Baltimore families know too well the pain of gun violence that steals young people far too soon. Now a major new study from Johns Hopkins researchers brings a rare note of encouragement: the city’s Safe Streets program appears to be making a real difference for teens and young adults.
The study, published in the journal Injury Prevention, looked at 11 Baltimore neighborhoods where Safe Streets has operated between 2007 and 2023. Researchers found the program was associated with a 42 percent reduction in homicides among youth ages 15 to 24 and a 21 percent drop in nonfatal shootings. While the results did not reach the strictest level of statistical significance — largely because youth shootings are relatively rare events — the overall direction is promising.

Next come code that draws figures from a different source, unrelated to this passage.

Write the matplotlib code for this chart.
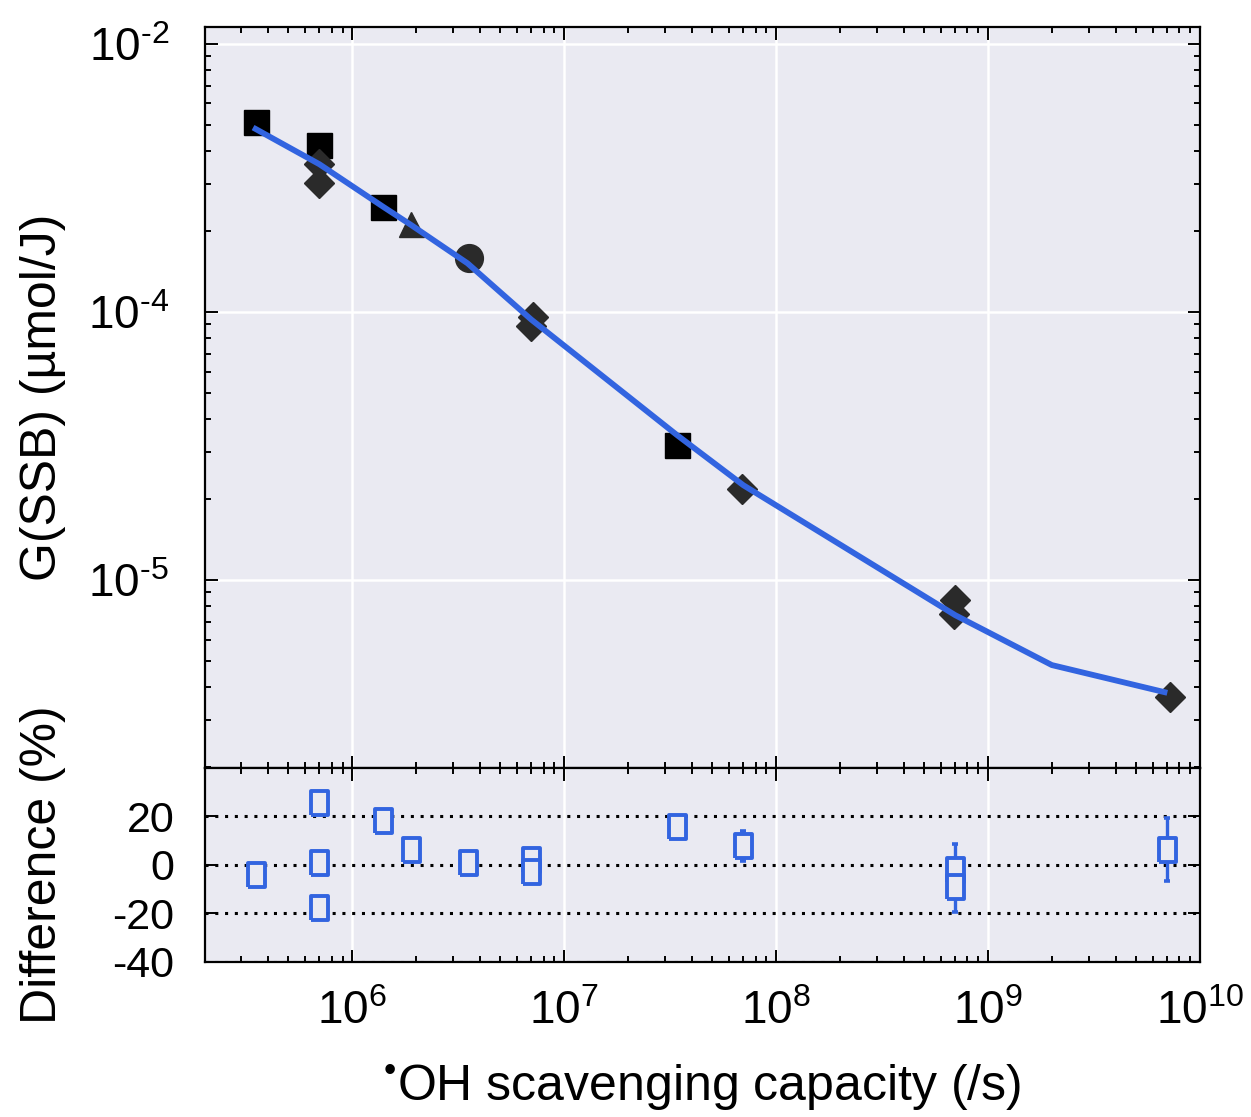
import matplotlib
matplotlib.use("Agg")
import matplotlib.pyplot as plt
from matplotlib.ticker import FixedLocator, FixedFormatter, LogLocator, NullFormatter

# --- data ---
# measured G(SSB) points (µmol/J) vs OH scavenging capacity (/s)
square_x = [3.5e5, 7.0e5, 1.4e6, 3.4e7]
square_y = [5.1e-4, 4.2e-4, 2.47e-4, 3.2e-5]
diamond_x = [7.0e5, 7.0e5, 7.1e6, 7.0e6, 6.9e7, 7.0e8, 6.9e8, 7.2e9]
diamond_y = [3.56e-4, 3.03e-4, 9.6e-5, 8.9e-5, 2.19e-5, 8.4e-6, 7.5e-6, 3.66e-6]
triangle_x = [1.9e6]
triangle_y = [2.13e-4]
circle_x = [3.55e6]
circle_y = [1.59e-4]

# model curve
model_x = [3.5e5, 7.0e5, 1.4e6, 1.9e6, 3.5e6, 7.0e6, 3.4e7, 7.0e7, 7.0e8, 2.0e9, 6.8e9]
model_y = [4.82e-4, 3.56e-4, 2.47e-4, 2.11e-4, 1.52e-4, 9.37e-5, 3.48e-5, 2.26e-5,
           7.4e-6, 4.82e-6, 3.82e-6]

# difference (%) between model and measurement
diff_x = [3.5e5, 7.0e5, 7.0e5, 7.0e5, 1.4e6, 1.9e6, 3.5e6, 7.0e6, 7.0e6,
          3.4e7, 7.0e7, 7.0e8, 7.0e8, 7.0e9]
diff_y = [-4.3, 25.5, 0.6, -17.8, 18.2, 6.3, 0.6, 2.2, -3.1,
          15.5, 7.8, -2.2, -9.2, 6.3]
diff_err = [0, 0, 0, 0, 0, 0, 0, 0, 0, 1.8, 6.3, 10.8, 10.4, 12.9]

x_ticks = [1e6, 1e7, 1e8, 1e9, 1e10]
x_ticklabels = ["$10^{6}$", "$10^{7}$", "$10^{8}$", "$10^{9}$", "$10^{10}$"]
g_ticks = [1e-5, 1e-4, 1e-3]
g_ticklabels = ["$10^{\u20105}$", "$10^{\u20104}$", "$10^{\u20102}$"]
d_ticks = [-40, -20, 0, 20]
d_ticklabels = ["-40", "-20", "0", "20"]

# --- style ---
plt.rcParams["font.family"] = ["Liberation Sans", "DejaVu Sans"]
plt.rcParams["mathtext.fontset"] = "custom"
plt.rcParams["mathtext.rm"] = "Liberation Sans"
plt.rcParams["mathtext.it"] = "Liberation Sans:italic"
plt.rcParams["mathtext.bf"] = "Liberation Sans:bold"
plt.rcParams["axes.unicode_minus"] = False

bg = "#EAEAF2"
blue = "#3264E0"
dark = "#2A2A2A"

fig = plt.figure(figsize=(12.51, 11.17), dpi=100)
ax = fig.add_axes([0.1639, 0.3124, 0.7953, 0.6634])
axd = fig.add_axes([0.1639, 0.1388, 0.7953, 0.1737], sharex=ax)

for a in (ax, axd):
    a.set_facecolor(bg)
    for s in a.spines.values():
        s.set_linewidth(1.6)
        s.set_color("black")
    a.tick_params(which="both", direction="in", top=True, right=True, width=1.4)
    a.tick_params(which="major", length=9)
    a.tick_params(which="minor", length=4.5)
    a.set_axisbelow(True)

# top panel
ax.set_xscale("log")
ax.set_yscale("log")
ax.set_xlim(2.02e5, 1e10)
ax.set_ylim(1.99e-6, 1.157e-3)
ax.grid(True, which="major", color="white", linewidth=1.8)
ax.yaxis.set_major_locator(FixedLocator(g_ticks))
ax.yaxis.set_major_formatter(FixedFormatter(g_ticklabels))
ax.yaxis.set_minor_locator(LogLocator(base=10, subs=range(2, 10)))
ax.yaxis.set_minor_formatter(NullFormatter())
ax.tick_params(axis="y", labelsize=33, pad=26)
ax.tick_params(axis="x", labelbottom=False)

ax.plot(square_x, square_y, "s", color="black", markersize=18, zorder=3)
ax.plot(diamond_x, diamond_y, "D", color=dark, markersize=15.5, zorder=3)
ax.plot(triangle_x, triangle_y, "^", color=dark, markersize=18, zorder=3)
ax.plot(circle_x, circle_y, "o", color=dark, markersize=20, zorder=3)
ax.plot(model_x, model_y, "-", color=blue, linewidth=4.2, zorder=4)

ax.set_ylabel("G(SSB) (µmol/J)", fontsize=36)
ax.yaxis.set_label_coords(-0.14, 0.5)

# bottom panel
axd.set_ylim(-40, 40)
axd.xaxis.set_major_locator(FixedLocator(x_ticks))
axd.xaxis.set_major_formatter(FixedFormatter(x_ticklabels))
axd.xaxis.set_minor_locator(LogLocator(base=10, subs=range(2, 10)))
axd.xaxis.set_minor_formatter(NullFormatter())
axd.yaxis.set_major_locator(FixedLocator(d_ticks))
axd.yaxis.set_major_formatter(FixedFormatter(d_ticklabels))
axd.grid(True, axis="x", which="major", color="white", linewidth=1.8)
axd.grid(True, axis="y", which="major", color="black", linewidth=2.2,
         linestyle=(0, (1, 2.2)))
axd.tick_params(axis="x", labelsize=33, pad=20)
axd.tick_params(axis="y", labelsize=31, pad=22)

rect = [(-0.72, -1), (0.72, -1), (0.72, 1), (-0.72, 1), (-0.72, -1)]
axd.errorbar(diff_x, diff_y, yerr=diff_err, fmt="none", ecolor=blue,
             elinewidth=2.4, capsize=2.5, capthick=2.6, zorder=3)
axd.plot(diff_x, diff_y, linestyle="none", marker=rect, markersize=17,
         markerfacecolor=bg, markeredgecolor=blue, markeredgewidth=2.8, zorder=4)

axd.set_ylabel("Difference (%)", fontsize=36)
axd.yaxis.set_label_coords(-0.14, 0.5)
axd.set_xlabel("$^{\u2022}$OH scavenging capacity (/s)", fontsize=36, labelpad=20)

fig.savefig("out.png", dpi=100, facecolor="white")
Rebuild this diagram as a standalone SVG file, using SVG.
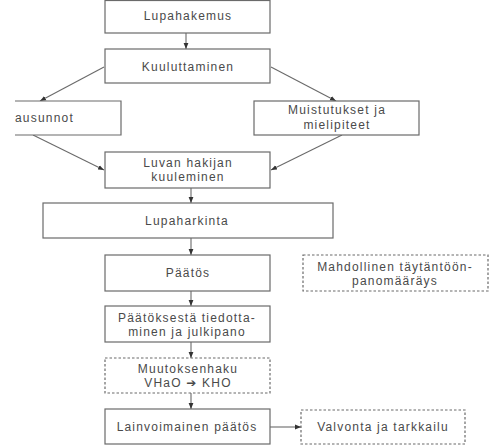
<svg xmlns="http://www.w3.org/2000/svg" width="490" height="446" viewBox="0 0 490 446">
<style>
.b{fill:#fff;stroke:#6a6a6a;stroke-width:1.2}
.d{stroke-dasharray:2.5,2}
.t{font-family:"Liberation Sans",Arial,sans-serif;font-size:12px;fill:#4a4a4a;letter-spacing:1.2px;text-anchor:middle}
.c{stroke:#6a6a6a;stroke-width:1.1;fill:none;marker-end:url(#ah)}
</style>
<defs>
<marker id="ah" viewBox="0 0 10 10" refX="10" refY="5" markerWidth="6" markerHeight="6" markerUnits="userSpaceOnUse" orient="auto">
<path d="M0,1 L10,5 L0,9 Z" fill="#333"/>
</marker>
</defs>
<rect width="490" height="446" fill="#fff"/>
<g id="connectors">
<line class="c" x1="186" y1="33" x2="186" y2="49"/>
<line class="c" x1="104" y1="67" x2="40" y2="101"/>
<line class="c" x1="271" y1="67" x2="336" y2="101"/>
<line class="c" x1="33" y1="135" x2="104" y2="170"/>
<line class="c" x1="342" y1="135" x2="271" y2="170"/>
<line class="c" x1="191" y1="188" x2="191" y2="203"/>
<line class="c" x1="191" y1="238" x2="191" y2="255"/>
<line class="c" x1="191" y1="291" x2="191" y2="306"/>
<line class="c" x1="191" y1="342" x2="191" y2="358"/>
<line class="c" x1="191" y1="393" x2="191" y2="409"/>
<line class="c" x1="270" y1="427" x2="301" y2="427"/>
</g>
<g id="lupahakemus"><rect class="b" x="105" y="0.5" width="165" height="32.5"/><text class="t" x="188" y="20">Lupahakemus</text></g>
<g id="kuuluttaminen"><rect class="b" x="105" y="49" width="165" height="34"/><text class="t" x="188" y="71">Kuuluttaminen</text></g>
<g id="lausunnot"><path class="b" d="M15,101 H121 V135 H15"/><text class="t" x="15" y="122" style="text-anchor:start">ausunnot</text></g>
<g id="muistutukset"><rect class="b" x="254" y="101" width="165" height="34"/><text class="t" x="337" y="114">Muistutukset ja</text><text class="t" x="337" y="129">mielipiteet</text></g>
<g id="kuuleminen"><rect class="b" x="105" y="152" width="165" height="36"/><text class="t" x="188" y="167">Luvan hakijan</text><text class="t" x="188" y="181">kuuleminen</text></g>
<g id="lupaharkinta"><rect class="b" x="43" y="203" width="290" height="35"/><text class="t" x="187" y="225">Lupaharkinta</text></g>
<g id="paatos"><rect class="b" x="105" y="255" width="165" height="36"/><text class="t" x="188" y="277">Päätös</text></g>
<g id="taytantoonpano"><rect class="b d" x="303" y="255" width="185" height="36"/><text class="t" x="395" y="271">Mahdollinen täytäntöön-</text><text class="t" x="395" y="285">panomääräys</text></g>
<g id="tiedottaminen"><rect class="b" x="105" y="306" width="165" height="36"/><text class="t" x="187" y="322">Päätöksestä tiedotta-</text><text class="t" x="187" y="336">minen ja julkipano</text></g>
<g id="muutoksenhaku"><rect class="b d" x="105" y="358" width="165" height="35"/><text class="t" x="188" y="373">Muutoksenhaku</text><text class="t" x="188" y="387">VHaO <tspan style="font-family:'DejaVu Sans',sans-serif">➔</tspan> KHO</text></g>
<g id="lainvoimainen"><rect class="b" x="105" y="409" width="165" height="35"/><text class="t" x="187" y="431">Lainvoimainen päätös</text></g>
<g id="valvonta"><rect class="b d" x="301" y="410" width="164" height="34"/><text class="t" x="383" y="431">Valvonta ja tarkkailu</text></g>
</svg>
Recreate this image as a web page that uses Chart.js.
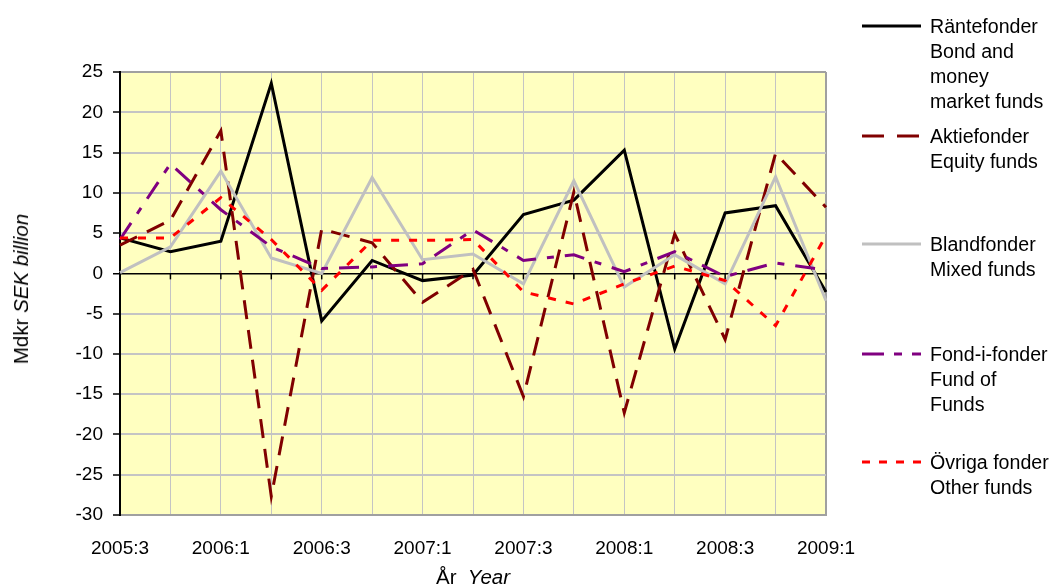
<!DOCTYPE html>
<html>
<head>
<meta charset="utf-8">
<script src="https://cdn.jsdelivr.net/npm/chart.js@4.4.1/dist/chart.umd.min.js"></script>
<style>
html,body{margin:0;padding:0;background:#fff;}
#wrap{position:relative;width:1050px;height:588px;font-family:"Liberation Sans",Arial,sans-serif;color:#000;overflow:hidden;}
#c{position:absolute;left:0;top:0;}
.ytitle{position:absolute;left:21px;top:289px;transform:translate(-50%,-50%) rotate(-90deg);font-size:20.5px;white-space:nowrap;}
.xtitle{position:absolute;left:473px;top:577px;transform:translate(-50%,-50%);font-size:20.5px;white-space:nowrap;}
.leg{position:absolute;left:930px;font-size:19.6px;line-height:25px;white-space:nowrap;}
.legsvg{position:absolute;left:862px;}
</style>
</head>
<body>
<div id="wrap">
<canvas id="c" width="1050" height="588"></canvas>
<div class="ytitle">Mdkr <i>SEK billion</i></div>
<div class="xtitle">År&nbsp;&nbsp;<i>Year</i></div>
</div>
<script>
const categories = ['2005:3','2005:4','2006:1','2006:2','2006:3','2006:4','2007:1','2007:2','2007:3','2007:4','2008:1','2008:2','2008:3','2008:4','2009:1'];
const rantefonder = [4.4, 2.7, 4.0, 23.6, -5.9, 1.6, -0.9, -0.2, 7.3, 9.1, 15.3, -9.4, 7.5, 8.4, -2.3];
const aktiefonder = [3.5, 6.6, 17.7, -27.7, 5.5, 3.8, -3.6, 0.5, -15.3, 10.1, -17.3, 4.9, -8.2, 14.9, 8.2];
const blandfonder = [0.1, 3.3, 12.7, 1.9, 0.0, 11.9, 1.7, 2.4, -1.3, 11.5, -1.7, 2.3, -1.3, 12.0, -3.4];
const fondIFonder = [4.2, 13.6, 7.9, 3.3, 0.6, 0.8, 1.2, 5.4, 1.6, 2.3, 0.2, 2.7, -0.4, 1.3, 0.4];
const ovrigaFonder = [4.4, 4.4, 9.4, 4.2, -2.1, 4.1, 4.1, 4.2, -2.3, -3.8, -1.3, 0.9, -0.9, -6.5, 4.7];
const seriesLabels = ['Räntefonder','Aktiefonder','Blandfonder','Fond-i-fonder','Övriga fonder'];
const legendLines = [
  ['Räntefonder','Bond and','money','market funds'],
  ['Aktiefonder','Equity funds'],
  ['Blandfonder','Mixed funds'],
  ['Fond-i-fonder','Fund of','Funds'],
  ['Övriga fonder','Other funds']
];
const yMin = -30, yMax = 25, yStep = 5;

const seriesData = [rantefonder, aktiefonder, blandfonder, fondIFonder, ovrigaFonder];
const colors = ['#000000','#800000','#C0C0C0','#800080','#FF0000'];
const dashes = [[], [19,11], [], [20,11,7,11], [8,10]];
const legendDashes = [[], [22,13], [], [22,10,8,10], [8,9]];
const legendY = [26, 136, 244, 354, 462];

Chart.defaults.font.family = '"Liberation Sans", Arial, sans-serif';
Chart.defaults.font.size = 19;
Chart.defaults.color = '#000';

const bgPlugin = {
  id: 'bg',
  beforeDraw(chart) {
    const {ctx, chartArea: a} = chart;
    ctx.save();
    ctx.fillStyle = '#FFFFC0';
    ctx.fillRect(a.left, a.top, a.right - a.left, a.bottom - a.top);
    ctx.restore();
  },
  beforeDatasetsDraw(chart) {
    const {ctx} = chart;
    const xs = chart.scales.x, ys = chart.scales.y;
    const y0 = ys.getPixelForValue(0);
    ctx.save();
    ctx.strokeStyle = '#000';
    ctx.lineWidth = 1.5;
    for (let i = 0; i < categories.length; i++) {
      const x = xs.getPixelForValue(i);
      ctx.beginPath();
      ctx.moveTo(x, y0);
      ctx.lineTo(x, y0 + 6);
      ctx.stroke();
    }
    ctx.restore();
  }
};

new Chart(document.getElementById('c'), {
  type: 'line',
  data: {
    labels: categories,
    datasets: seriesData.map((d, i) => ({
      label: seriesLabels[i],
      data: d,
      borderColor: colors[i],
      backgroundColor: colors[i],
      borderWidth: 3,
      borderDash: dashes[i],
      pointRadius: 0,
      tension: 0,
      fill: false,
      order: 5 - i
    }))
  },
  options: {
    responsive: false,
    animation: false,
    layout: {padding: {top: 72, right: 224, left: 0, bottom: 0}},
    plugins: {legend: {display: false}, tooltip: {enabled: false}},
    scales: {
      x: {
        type: 'category',
        offset: false,
        grid: {
          offset: false,
          color: (c) => c.index === categories.length - 1 ? '#a0a0a0' : '#c4c4c4',
          lineWidth: (c) => c.index === categories.length - 1 ? 2 : 1,
          drawTicks: false
        },
        border: {color: '#a0a0a0', width: 2},
        ticks: {
          autoSkip: false,
          maxRotation: 0,
          minRotation: 0,
          padding: 22,
          callback: (v, i) => i % 2 === 0 ? categories[i] : ''
        },
        afterFit(s) { s.height = 73; }
      },
      y: {
        min: yMin,
        max: yMax,
        ticks: {stepSize: yStep, padding: 10},
        grid: {
          color: (c) => c.tick && c.tick.value === 0 ? '#000' : (c.tick && c.tick.value === yMax ? '#a0a0a0' : '#c4c4c4'),
          lineWidth: (c) => c.tick && c.tick.value === 0 ? 1.5 : 2,
          tickColor: '#000',
          tickLength: 7,
          tickWidth: 1.5
        },
        border: {color: '#000', width: 2},
        afterFit(s) { s.width = 120; }
      }
    }
  },
  plugins: [bgPlugin]
});

const wrap = document.getElementById('wrap');
legendLines.forEach((lines, i) => {
  const d = document.createElement('div');
  d.className = 'leg';
  d.style.top = (legendY[i] - 12.5) + 'px';
  d.innerHTML = lines.join('<br>');
  wrap.appendChild(d);
  const ns = 'http://www.w3.org/2000/svg';
  const svg = document.createElementNS(ns, 'svg');
  svg.setAttribute('class', 'legsvg');
  svg.setAttribute('width', '60');
  svg.setAttribute('height', '8');
  svg.style.top = (legendY[i] - 4) + 'px';
  const ln = document.createElementNS(ns, 'line');
  ln.setAttribute('x1', '0'); ln.setAttribute('x2', '59');
  ln.setAttribute('y1', '4'); ln.setAttribute('y2', '4');
  ln.setAttribute('stroke', colors[i]);
  ln.setAttribute('stroke-width', '3');
  if (legendDashes[i].length) ln.setAttribute('stroke-dasharray', legendDashes[i].join(' '));
  svg.appendChild(ln);
  wrap.appendChild(svg);
});
</script>
</body>
</html>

Youth ages 15 to 24 represent just 13 percent of Baltimore’s population, yet they made up 37 percent of gun violence victims in 2023. That year alone, 73 young people were killed and 249 were shot but survived. These numbers hit communities hard, affecting families, schools, and entire neighborhoods.
Safe Streets is Baltimore’s version of the Cure Violence model. It sends trusted “violence interrupters” — often people from the same streets with their own past experiences — into the community to mediate conflicts before they turn deadly, connect at-risk youth with services, and help change the idea that violence is the only way to settle disputes.
“This is thought to be the first study to specifically examine how community violence intervention programs affect youth violence,” the researchers noted. That focus matters because young people have always been at the heart of the problem — and the program was originally designed with them in mind.
The Johns Hopkins team used sophisticated comparison methods to create “synthetic” versions of the neighborhoods as they might have looked without Safe Streets. They tracked trends over nearly two decades, accounting for everything from the unrest after Freddie Gray’s death to the challenges of the COVID-19 pandemic. Results varied by neighborhood: some areas saw large improvements, while a few showed increases. The authors say differences in staffing, leadership stability, and local conditions likely played a role.
Even so, the overall findings stand out. Earlier studies of Safe Streets looked at violence across all ages and showed mixed results. This new youth-specific look suggests the program may be especially important for the very group it was created to help — even as youth conflict patterns have changed with social media, easier access to guns, and shifting group dynamics.
For many Baltimore residents, the study offers more than numbers. It points to a different path forward — one that relies on outreach, trust, and support rather than arrests and incarceration alone. The researchers emphasize that more work is needed to strengthen the program, support its workers, and combine it with broader efforts to create jobs and reduce gun availability.
As cities across the country search for effective ways to protect young people, Baltimore’s long-running experiment with Safe Streets provides valuable lessons. The study’s authors call for continued investment, better program support, and ongoing evaluation so that more neighborhoods — and more families — can see the kind of progress these findings suggest is possible.
In a city where too many young lives have been cut short, even cautious signs of progress matter. This research adds important evidence that community-led solutions can help turn the tide on youth violence.